### Task requirements:
Leaving the pictures out, print the lines from the first line of the listing through the line containing "reduction = [0, 5, 10, 15, 20, 25, 30, 40, 50]", exactly as they read, and no others.

--- Start of Recorded information ---

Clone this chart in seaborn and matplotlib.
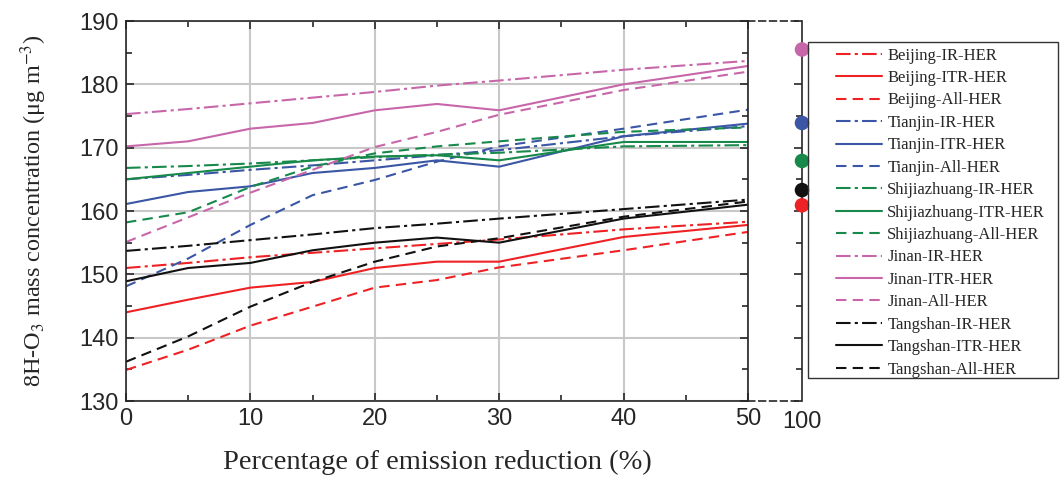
import numpy as np
import pandas as pd
import matplotlib
matplotlib.use("Agg")
import matplotlib.pyplot as plt
from matplotlib.patches import Rectangle
from matplotlib.ticker import MultipleLocator
import seaborn as sns

sns.set_style("ticks")
plt.rcParams['font.family'] = ['Liberation Serif', 'DejaVu Serif']
plt.rcParams['mathtext.fontset'] = 'stix'

# emission reduction (%)
reduction = [0, 5, 10, 15, 20, 25, 30, 40, 50]

beijing_ir = [151.0, 151.8, 152.7, 153.4, 154.1, 154.8, 155.5, 157.1, 158.3]
beijing_itr = [144.0, 146.0, 147.9, 148.8, 151.0, 152.0, 152.0, 155.9, 157.8]
beijing_all = [134.9, 138.1, 141.9, 144.9, 147.9, 149.1, 151.1, 153.8, 156.7]
tianjin_ir = [165.0, 165.7, 166.5, 167.2, 168.0, 168.8, 169.6, 171.8, 173.4]
tianjin_itr = [161.1, 163.0, 163.9, 166.0, 166.8, 168.0, 167.0, 171.8, 173.8]
tianjin_all = [148.1, 152.5, 157.8, 162.5, 164.9, 167.8, 170.2, 173.0, 176.0]
shijiazhuang_ir = [166.8, 167.1, 167.5, 168.0, 168.5, 168.9, 169.2, 170.2, 170.4]
shijiazhuang_itr = [165.0, 166.0, 167.0, 168.0, 168.6, 168.8, 168.0, 170.9, 170.9]
shijiazhuang_all = [158.2, 159.8, 163.8, 167.0, 169.1, 170.2, 171.0, 172.5, 173.2]
jinan_ir = [175.3, 176.1, 177.0, 177.9, 178.8, 179.8, 180.6, 182.3, 183.7]
jinan_itr = [170.2, 171.0, 173.0, 173.9, 175.9, 176.9, 175.9, 180.0, 182.9]
jinan_all = [155.1, 159.0, 162.9, 166.5, 170.1, 172.5, 175.2, 179.1, 182.0]
tangshan_ir = [153.7, 154.5, 155.4, 156.3, 157.3, 158.0, 158.8, 160.3, 161.8]
tangshan_itr = [148.9, 151.0, 151.8, 153.8, 155.0, 155.8, 155.0, 158.8, 161.0]
tangshan_all = [136.2, 140.2, 144.9, 148.8, 152.0, 154.4, 155.7, 159.1, 161.5]

# 100 % reduction
cities = ['Jinan', 'Tianjin', 'Shijiazhuang', 'Tangshan', 'Beijing']
full_reduction = [185.5, 173.9, 167.9, 163.3, 160.9]

colors = {'Beijing': '#ee2225', 'Tianjin': '#3a56a5', 'Shijiazhuang': '#17894a',
          'Jinan': '#c866aa', 'Tangshan': '#111111'}
styles = {'IR': (0, (7, 2, 1.5, 2)), 'ITR': '-', 'All': (0, (5, 3))}

series = [
    ('Beijing', 'IR', beijing_ir), ('Beijing', 'ITR', beijing_itr), ('Beijing', 'All', beijing_all),
    ('Tianjin', 'IR', tianjin_ir), ('Tianjin', 'ITR', tianjin_itr), ('Tianjin', 'All', tianjin_all),
    ('Shijiazhuang', 'IR', shijiazhuang_ir), ('Shijiazhuang', 'ITR', shijiazhuang_itr),
    ('Shijiazhuang', 'All', shijiazhuang_all),
    ('Jinan', 'IR', jinan_ir), ('Jinan', 'ITR', jinan_itr), ('Jinan', 'All', jinan_all),
    ('Tangshan', 'IR', tangshan_ir), ('Tangshan', 'ITR', tangshan_itr), ('Tangshan', 'All', tangshan_all),
]

W, H = 1060, 488
fig = plt.figure(figsize=(W / 100, H / 100), dpi=100)
ax = fig.add_axes([126 / W, 1 - 401 / H, (748 - 126) / W, (401 - 21) / H])
ax2 = fig.add_axes([748 / W, 1 - 401 / H, (802 - 748) / W, (401 - 21) / H])

for city, sc, vals in series:
    df = pd.DataFrame({'x': reduction, 'y': vals})
    sns.lineplot(data=df, x='x', y='y', ax=ax, color=colors[city], linestyle=styles[sc],
                 linewidth=1.5, errorbar=None, label=f'{city}-{sc}-HER')

ax.set_xlim(0, 50)
ax.set_ylim(130, 190)
ax.xaxis.set_major_locator(MultipleLocator(10))
ax.xaxis.set_minor_locator(MultipleLocator(5))
ax.yaxis.set_major_locator(MultipleLocator(10))
ax.yaxis.set_minor_locator(MultipleLocator(5))
ax.grid(True, which='major', color='#c8c8c8', linewidth=1.5)
ax.set_axisbelow(True)
ax.tick_params(which='both', direction='in', top=True, right=True, width=1.2,
               labelsize=17, pad=5)
ax.tick_params(which='major', length=6)
ax.tick_params(which='minor', length=4)
for lab in ax.get_xticklabels() + ax.get_yticklabels():
    lab.set_fontfamily('Liberation Sans')
for s in ax.spines.values():
    s.set_linewidth(1.2)
ax.set_xlabel('Percentage of emission reduction (%)', fontsize=20.5, labelpad=14)
ax.set_ylabel('8H-O$_3$ mass concentration (μg m$^{-3}$)', fontsize=17.5, labelpad=22)

handles, labels = ax.get_legend_handles_labels()
ax.get_legend().remove()

# right broken axis (100 %)
dots = pd.DataFrame({'x': [100] * len(cities), 'y': full_reduction, 'city': cities})
sns.scatterplot(data=dots, x='x', y='y', hue='city', palette=colors, s=110,
                edgecolor='none', ax=ax2, legend=False, clip_on=False, zorder=5)
ax2.set_xlim(95, 100)
ax2.set_ylim(130, 190)
ax2.set_xticks([100])
ax2.set_xticklabels(['100'])
ax2.yaxis.set_major_locator(MultipleLocator(10))
ax2.yaxis.set_minor_locator(MultipleLocator(5))
ax2.tick_params(axis='x', length=0, labelsize=17, pad=7)
ax2.tick_params(axis='y', which='both', direction='in', left=False, right=True,
                labelleft=False, width=1.2)
ax2.tick_params(axis='y', which='major', length=6)
ax2.tick_params(axis='y', which='minor', length=4)
for lab in ax2.get_xticklabels():
    lab.set_fontfamily('Liberation Sans')
ax2.set_xlabel('')
ax2.set_ylabel('')
ax2.spines['left'].set_visible(False)
ax2.spines['right'].set_linewidth(1.2)
for k in ['top', 'bottom']:
    ax2.spines[k].set_linestyle((0, (4, 2.5)))
    ax2.spines[k].set_linewidth(1.2)
ax2.patch.set_alpha(0)

# legend
fig.patches.append(Rectangle((808 / W, 1 - 378 / H), 250 / W, 336 / H,
                             transform=fig.transFigure, fill=False,
                             edgecolor='#333333', linewidth=1.0))
fig.legend(handles, labels, loc='upper left', bbox_to_anchor=(829 / W, 1 - 41 / H),
           frameon=False, fontsize=12, handlelength=2.75, handletextpad=0.35,
           labelspacing=0.385, borderaxespad=0, borderpad=0.4)

fig.savefig('out.png', dpi=100)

--- End of Recorded information ---

### Completed exercise:
Clone this chart in seaborn and matplotlib.
import numpy as np
import pandas as pd
import matplotlib
matplotlib.use("Agg")
import matplotlib.pyplot as plt
from matplotlib.patches import Rectangle
from matplotlib.ticker import MultipleLocator
import seaborn as sns

sns.set_style("ticks")
plt.rcParams['font.family'] = ['Liberation Serif', 'DejaVu Serif']
plt.rcParams['mathtext.fontset'] = 'stix'

# emission reduction (%)
reduction = [0, 5, 10, 15, 20, 25, 30, 40, 50]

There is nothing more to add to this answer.